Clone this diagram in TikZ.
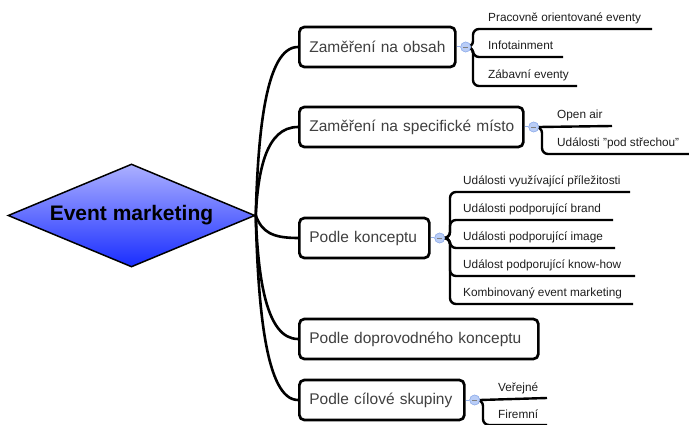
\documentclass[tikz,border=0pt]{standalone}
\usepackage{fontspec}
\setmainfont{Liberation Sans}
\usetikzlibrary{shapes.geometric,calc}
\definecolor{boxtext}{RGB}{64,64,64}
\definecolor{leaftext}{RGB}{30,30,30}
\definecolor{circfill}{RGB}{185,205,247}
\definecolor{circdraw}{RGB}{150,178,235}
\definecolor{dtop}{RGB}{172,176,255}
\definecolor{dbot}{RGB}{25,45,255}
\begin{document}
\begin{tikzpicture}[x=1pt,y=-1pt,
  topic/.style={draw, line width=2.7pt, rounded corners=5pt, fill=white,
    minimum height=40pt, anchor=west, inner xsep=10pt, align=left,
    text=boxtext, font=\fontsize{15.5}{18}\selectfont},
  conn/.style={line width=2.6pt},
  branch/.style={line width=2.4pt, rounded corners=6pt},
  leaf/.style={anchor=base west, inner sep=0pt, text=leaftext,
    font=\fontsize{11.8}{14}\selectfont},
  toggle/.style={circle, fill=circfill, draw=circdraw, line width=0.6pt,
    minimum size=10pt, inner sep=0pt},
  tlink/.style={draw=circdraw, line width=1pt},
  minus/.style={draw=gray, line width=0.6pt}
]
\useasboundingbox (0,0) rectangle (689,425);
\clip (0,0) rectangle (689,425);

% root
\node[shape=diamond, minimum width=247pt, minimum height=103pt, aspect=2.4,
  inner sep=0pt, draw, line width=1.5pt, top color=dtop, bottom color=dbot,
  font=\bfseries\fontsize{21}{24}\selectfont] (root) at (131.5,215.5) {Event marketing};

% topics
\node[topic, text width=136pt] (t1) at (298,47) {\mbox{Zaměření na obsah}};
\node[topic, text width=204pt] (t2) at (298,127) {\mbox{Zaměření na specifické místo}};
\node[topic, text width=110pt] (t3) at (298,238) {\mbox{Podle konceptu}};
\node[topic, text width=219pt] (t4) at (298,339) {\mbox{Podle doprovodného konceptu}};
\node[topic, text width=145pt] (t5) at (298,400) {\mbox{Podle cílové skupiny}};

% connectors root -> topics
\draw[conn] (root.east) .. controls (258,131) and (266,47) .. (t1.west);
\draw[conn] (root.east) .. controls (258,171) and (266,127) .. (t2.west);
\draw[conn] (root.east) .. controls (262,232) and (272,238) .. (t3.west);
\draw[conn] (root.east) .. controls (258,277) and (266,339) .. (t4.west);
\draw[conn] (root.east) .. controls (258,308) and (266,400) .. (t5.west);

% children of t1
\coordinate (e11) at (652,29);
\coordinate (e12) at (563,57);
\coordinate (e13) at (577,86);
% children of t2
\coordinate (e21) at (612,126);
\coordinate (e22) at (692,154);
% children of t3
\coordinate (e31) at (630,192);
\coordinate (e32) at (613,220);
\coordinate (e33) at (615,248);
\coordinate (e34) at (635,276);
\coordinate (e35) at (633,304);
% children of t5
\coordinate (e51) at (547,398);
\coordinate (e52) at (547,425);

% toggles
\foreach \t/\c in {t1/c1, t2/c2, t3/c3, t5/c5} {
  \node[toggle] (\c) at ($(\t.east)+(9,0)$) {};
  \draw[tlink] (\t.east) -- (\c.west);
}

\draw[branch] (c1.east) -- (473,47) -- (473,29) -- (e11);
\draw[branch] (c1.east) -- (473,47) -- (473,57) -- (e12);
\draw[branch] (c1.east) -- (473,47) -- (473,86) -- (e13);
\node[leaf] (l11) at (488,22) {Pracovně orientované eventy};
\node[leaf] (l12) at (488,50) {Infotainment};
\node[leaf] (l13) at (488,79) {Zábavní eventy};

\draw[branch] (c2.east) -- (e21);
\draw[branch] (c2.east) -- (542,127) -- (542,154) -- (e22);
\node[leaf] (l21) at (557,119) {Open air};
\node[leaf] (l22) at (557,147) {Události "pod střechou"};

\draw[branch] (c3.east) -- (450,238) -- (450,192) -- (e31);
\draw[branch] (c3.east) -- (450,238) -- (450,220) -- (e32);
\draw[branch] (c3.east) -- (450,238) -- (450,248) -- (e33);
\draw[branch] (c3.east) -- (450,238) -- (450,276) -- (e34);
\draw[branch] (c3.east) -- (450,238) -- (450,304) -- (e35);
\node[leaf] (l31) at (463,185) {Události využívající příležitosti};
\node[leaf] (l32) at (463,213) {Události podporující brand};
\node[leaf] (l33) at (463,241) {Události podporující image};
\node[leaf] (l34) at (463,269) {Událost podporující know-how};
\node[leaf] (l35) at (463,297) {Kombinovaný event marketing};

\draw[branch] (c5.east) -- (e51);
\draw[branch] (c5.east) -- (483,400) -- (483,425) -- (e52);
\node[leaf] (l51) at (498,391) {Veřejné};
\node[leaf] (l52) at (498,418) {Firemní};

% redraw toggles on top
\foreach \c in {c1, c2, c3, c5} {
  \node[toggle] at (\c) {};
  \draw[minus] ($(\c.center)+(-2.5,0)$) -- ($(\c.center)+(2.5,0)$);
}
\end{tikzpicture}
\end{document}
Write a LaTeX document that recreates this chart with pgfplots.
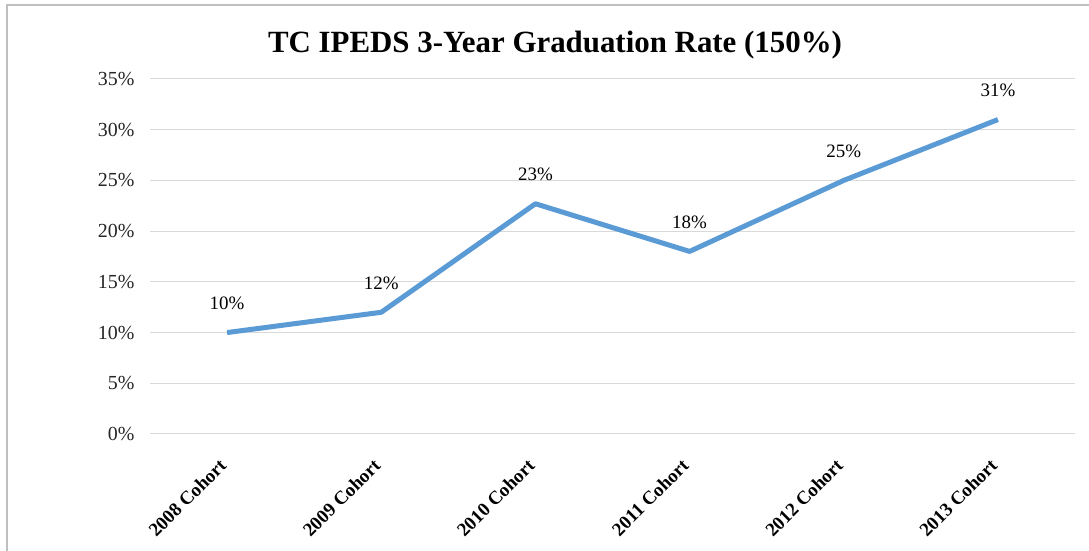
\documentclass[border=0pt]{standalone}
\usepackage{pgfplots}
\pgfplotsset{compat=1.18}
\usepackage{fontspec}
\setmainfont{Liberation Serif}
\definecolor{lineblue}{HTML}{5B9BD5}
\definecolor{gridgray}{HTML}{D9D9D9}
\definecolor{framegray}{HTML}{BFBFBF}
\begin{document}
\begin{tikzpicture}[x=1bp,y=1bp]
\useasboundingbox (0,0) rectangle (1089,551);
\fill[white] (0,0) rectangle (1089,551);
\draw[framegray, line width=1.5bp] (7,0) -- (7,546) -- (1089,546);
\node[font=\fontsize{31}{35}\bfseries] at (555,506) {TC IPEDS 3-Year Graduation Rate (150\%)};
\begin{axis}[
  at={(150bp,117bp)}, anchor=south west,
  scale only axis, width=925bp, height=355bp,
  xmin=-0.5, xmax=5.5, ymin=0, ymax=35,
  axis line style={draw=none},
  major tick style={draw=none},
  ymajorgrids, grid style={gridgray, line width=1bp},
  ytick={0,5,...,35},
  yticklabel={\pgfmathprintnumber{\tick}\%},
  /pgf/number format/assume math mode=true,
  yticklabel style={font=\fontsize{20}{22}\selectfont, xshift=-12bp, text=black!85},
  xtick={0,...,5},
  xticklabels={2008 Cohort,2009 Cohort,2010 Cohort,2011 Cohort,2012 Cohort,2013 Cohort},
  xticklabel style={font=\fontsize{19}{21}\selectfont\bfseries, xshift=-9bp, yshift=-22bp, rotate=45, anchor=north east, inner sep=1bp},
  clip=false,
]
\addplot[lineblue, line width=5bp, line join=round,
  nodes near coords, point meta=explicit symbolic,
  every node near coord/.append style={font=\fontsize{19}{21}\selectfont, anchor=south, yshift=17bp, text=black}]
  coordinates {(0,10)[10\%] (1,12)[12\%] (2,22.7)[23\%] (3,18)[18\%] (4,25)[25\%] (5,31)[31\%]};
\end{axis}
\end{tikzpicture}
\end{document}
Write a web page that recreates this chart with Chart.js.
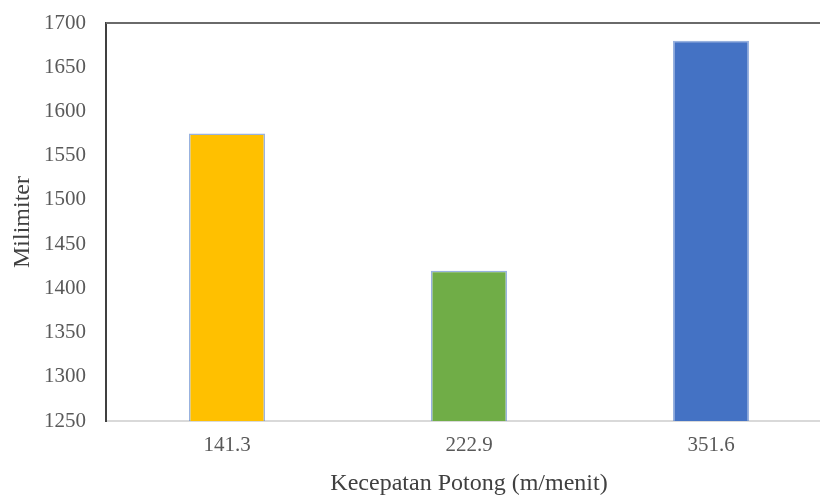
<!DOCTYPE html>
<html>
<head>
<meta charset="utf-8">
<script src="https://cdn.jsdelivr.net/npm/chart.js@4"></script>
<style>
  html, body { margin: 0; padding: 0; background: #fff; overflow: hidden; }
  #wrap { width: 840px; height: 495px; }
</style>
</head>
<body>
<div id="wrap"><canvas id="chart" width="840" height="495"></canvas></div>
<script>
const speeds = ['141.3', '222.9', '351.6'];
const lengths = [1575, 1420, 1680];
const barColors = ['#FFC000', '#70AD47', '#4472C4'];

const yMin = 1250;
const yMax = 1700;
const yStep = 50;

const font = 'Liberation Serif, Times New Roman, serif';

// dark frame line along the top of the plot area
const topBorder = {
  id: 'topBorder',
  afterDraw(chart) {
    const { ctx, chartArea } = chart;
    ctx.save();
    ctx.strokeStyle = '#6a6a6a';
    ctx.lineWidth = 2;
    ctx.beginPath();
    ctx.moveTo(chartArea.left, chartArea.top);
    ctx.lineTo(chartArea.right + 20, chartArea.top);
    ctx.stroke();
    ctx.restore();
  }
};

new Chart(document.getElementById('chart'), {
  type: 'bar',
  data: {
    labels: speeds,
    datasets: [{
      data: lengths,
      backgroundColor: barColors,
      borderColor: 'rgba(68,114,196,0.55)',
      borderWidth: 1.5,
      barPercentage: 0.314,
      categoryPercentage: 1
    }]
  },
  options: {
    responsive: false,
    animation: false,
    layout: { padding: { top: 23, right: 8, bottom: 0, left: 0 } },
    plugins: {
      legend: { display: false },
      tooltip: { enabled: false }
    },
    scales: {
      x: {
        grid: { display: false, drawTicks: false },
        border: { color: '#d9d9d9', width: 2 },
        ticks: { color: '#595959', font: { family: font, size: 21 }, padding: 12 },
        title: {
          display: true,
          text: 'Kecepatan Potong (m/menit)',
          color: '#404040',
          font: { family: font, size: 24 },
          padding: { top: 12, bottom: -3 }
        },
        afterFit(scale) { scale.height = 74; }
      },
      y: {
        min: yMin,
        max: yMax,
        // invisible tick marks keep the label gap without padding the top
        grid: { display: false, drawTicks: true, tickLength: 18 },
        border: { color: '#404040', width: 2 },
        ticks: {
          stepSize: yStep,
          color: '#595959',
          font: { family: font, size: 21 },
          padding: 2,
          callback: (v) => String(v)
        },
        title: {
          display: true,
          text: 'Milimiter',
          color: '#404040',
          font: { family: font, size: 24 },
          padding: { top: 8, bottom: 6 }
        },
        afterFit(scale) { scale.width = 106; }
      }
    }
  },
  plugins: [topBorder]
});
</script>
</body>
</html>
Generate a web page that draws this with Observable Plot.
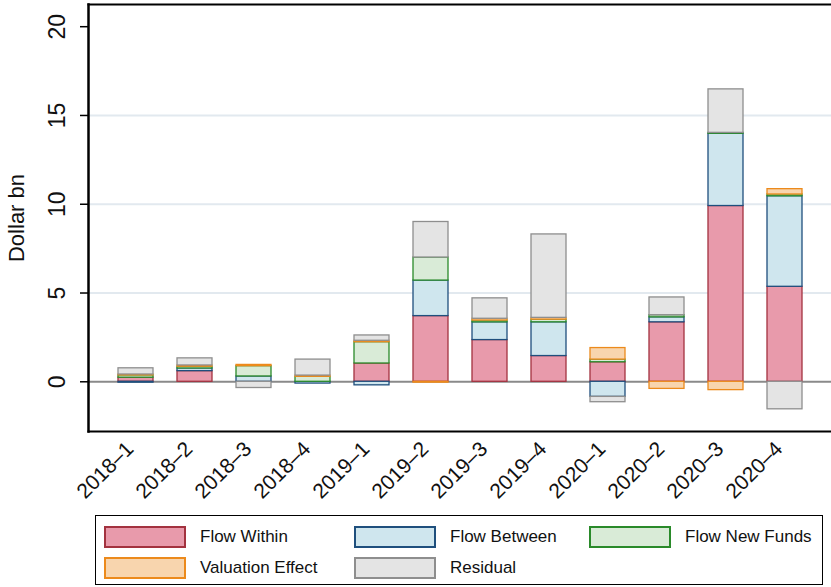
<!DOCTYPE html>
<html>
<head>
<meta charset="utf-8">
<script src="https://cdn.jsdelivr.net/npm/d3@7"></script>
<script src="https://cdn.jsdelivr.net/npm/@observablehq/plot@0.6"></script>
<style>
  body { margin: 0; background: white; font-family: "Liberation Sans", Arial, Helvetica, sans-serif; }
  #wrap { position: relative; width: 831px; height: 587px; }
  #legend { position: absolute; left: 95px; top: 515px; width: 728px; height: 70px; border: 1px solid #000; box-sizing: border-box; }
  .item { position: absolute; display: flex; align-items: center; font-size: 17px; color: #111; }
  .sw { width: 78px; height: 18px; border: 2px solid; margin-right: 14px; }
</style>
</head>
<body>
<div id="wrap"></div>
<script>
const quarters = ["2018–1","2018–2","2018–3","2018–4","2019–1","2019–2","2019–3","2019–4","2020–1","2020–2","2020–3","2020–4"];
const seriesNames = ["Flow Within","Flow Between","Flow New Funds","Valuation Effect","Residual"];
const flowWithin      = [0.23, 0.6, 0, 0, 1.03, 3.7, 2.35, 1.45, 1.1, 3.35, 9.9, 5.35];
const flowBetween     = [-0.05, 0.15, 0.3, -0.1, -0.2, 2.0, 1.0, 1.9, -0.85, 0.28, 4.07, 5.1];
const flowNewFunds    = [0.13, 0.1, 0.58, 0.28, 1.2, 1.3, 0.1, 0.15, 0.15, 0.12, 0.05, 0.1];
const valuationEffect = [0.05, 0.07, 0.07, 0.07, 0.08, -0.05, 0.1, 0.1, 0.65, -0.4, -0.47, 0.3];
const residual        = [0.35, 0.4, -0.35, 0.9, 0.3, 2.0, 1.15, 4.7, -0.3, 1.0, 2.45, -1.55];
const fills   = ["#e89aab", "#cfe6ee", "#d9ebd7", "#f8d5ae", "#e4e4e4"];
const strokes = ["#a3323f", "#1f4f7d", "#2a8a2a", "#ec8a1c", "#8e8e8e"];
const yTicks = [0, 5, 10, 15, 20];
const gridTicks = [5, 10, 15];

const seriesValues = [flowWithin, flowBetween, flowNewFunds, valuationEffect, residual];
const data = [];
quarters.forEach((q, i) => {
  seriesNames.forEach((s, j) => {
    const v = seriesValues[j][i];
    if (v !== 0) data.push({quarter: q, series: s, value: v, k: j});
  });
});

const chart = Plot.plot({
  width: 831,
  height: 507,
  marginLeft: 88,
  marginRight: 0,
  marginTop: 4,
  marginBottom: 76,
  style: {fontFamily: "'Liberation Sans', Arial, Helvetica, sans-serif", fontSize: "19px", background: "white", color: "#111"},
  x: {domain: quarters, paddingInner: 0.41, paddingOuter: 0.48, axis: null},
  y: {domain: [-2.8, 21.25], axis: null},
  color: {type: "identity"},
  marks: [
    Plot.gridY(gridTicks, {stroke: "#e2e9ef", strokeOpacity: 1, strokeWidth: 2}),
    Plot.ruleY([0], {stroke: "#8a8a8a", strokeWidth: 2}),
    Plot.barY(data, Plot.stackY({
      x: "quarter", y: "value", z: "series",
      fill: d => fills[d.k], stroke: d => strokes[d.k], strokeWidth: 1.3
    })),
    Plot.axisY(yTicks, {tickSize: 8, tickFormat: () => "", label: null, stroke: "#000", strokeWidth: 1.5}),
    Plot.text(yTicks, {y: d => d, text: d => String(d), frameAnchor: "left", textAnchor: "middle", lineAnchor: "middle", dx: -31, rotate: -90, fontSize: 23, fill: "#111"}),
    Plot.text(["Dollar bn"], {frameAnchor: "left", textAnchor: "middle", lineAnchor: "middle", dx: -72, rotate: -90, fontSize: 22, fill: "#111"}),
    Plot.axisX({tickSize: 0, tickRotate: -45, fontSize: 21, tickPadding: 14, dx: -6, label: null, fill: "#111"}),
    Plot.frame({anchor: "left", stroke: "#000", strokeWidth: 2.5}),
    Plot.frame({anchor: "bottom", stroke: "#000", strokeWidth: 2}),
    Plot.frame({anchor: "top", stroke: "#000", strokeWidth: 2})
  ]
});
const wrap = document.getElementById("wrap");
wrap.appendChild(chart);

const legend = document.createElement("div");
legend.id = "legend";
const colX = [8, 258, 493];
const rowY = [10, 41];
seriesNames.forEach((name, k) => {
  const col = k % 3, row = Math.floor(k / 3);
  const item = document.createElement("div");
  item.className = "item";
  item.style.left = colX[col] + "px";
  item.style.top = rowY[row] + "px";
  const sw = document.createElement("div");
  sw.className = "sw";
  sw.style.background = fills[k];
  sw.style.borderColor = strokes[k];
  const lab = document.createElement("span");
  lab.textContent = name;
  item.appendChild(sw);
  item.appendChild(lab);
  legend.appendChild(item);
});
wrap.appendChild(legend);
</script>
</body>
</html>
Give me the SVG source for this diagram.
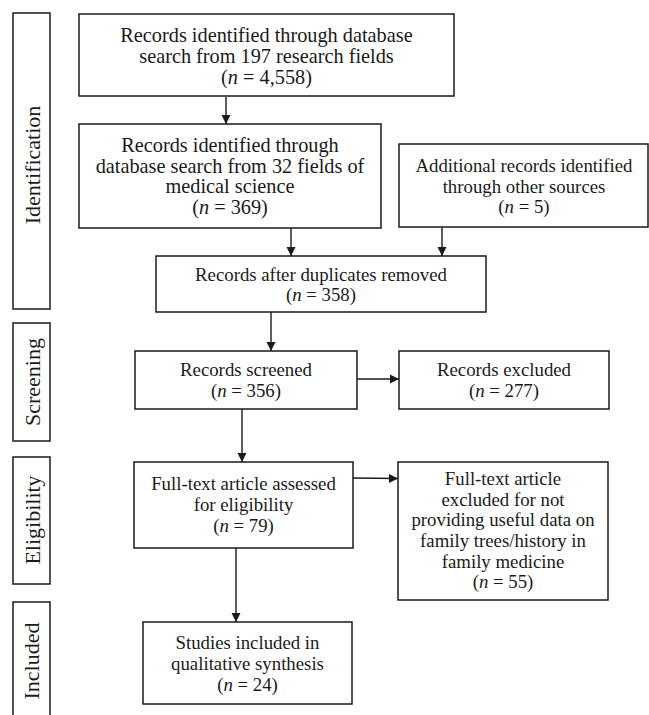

──────

Repeat, with no pictures, exactly the lines from the one containing "Generate a web" through the one containing "const gridTicks = [5, 10, 15];", the first and last included.

* [REPLY TO THE EXERCISE]:
Generate a web page that draws this with Observable Plot.
<!DOCTYPE html>
<html>
<head>
<meta charset="utf-8">
<script src="https://cdn.jsdelivr.net/npm/d3@7"></script>
<script src="https://cdn.jsdelivr.net/npm/@observablehq/plot@0.6"></script>
<style>
  body { margin: 0; background: white; font-family: "Liberation Sans", Arial, Helvetica, sans-serif; }
  #wrap { position: relative; width: 831px; height: 587px; }
  #legend { position: absolute; left: 95px; top: 515px; width: 728px; height: 70px; border: 1px solid #000; box-sizing: border-box; }
  .item { position: absolute; display: flex; align-items: center; font-size: 17px; color: #111; }
  .sw { width: 78px; height: 18px; border: 2px solid; margin-right: 14px; }
</style>
</head>
<body>
<div id="wrap"></div>
<script>
const quarters = ["2018–1","2018–2","2018–3","2018–4","2019–1","2019–2","2019–3","2019–4","2020–1","2020–2","2020–3","2020–4"];
const seriesNames = ["Flow Within","Flow Between","Flow New Funds","Valuation Effect","Residual"];
const flowWithin      = [0.23, 0.6, 0, 0, 1.03, 3.7, 2.35, 1.45, 1.1, 3.35, 9.9, 5.35];
const flowBetween     = [-0.05, 0.15, 0.3, -0.1, -0.2, 2.0, 1.0, 1.9, -0.85, 0.28, 4.07, 5.1];
const flowNewFunds    = [0.13, 0.1, 0.58, 0.28, 1.2, 1.3, 0.1, 0.15, 0.15, 0.12, 0.05, 0.1];
const valuationEffect = [0.05, 0.07, 0.07, 0.07, 0.08, -0.05, 0.1, 0.1, 0.65, -0.4, -0.47, 0.3];
const residual        = [0.35, 0.4, -0.35, 0.9, 0.3, 2.0, 1.15, 4.7, -0.3, 1.0, 2.45, -1.55];
const fills   = ["#e89aab", "#cfe6ee", "#d9ebd7", "#f8d5ae", "#e4e4e4"];
const strokes = ["#a3323f", "#1f4f7d", "#2a8a2a", "#ec8a1c", "#8e8e8e"];
const yTicks = [0, 5, 10, 15, 20];
const gridTicks = [5, 10, 15];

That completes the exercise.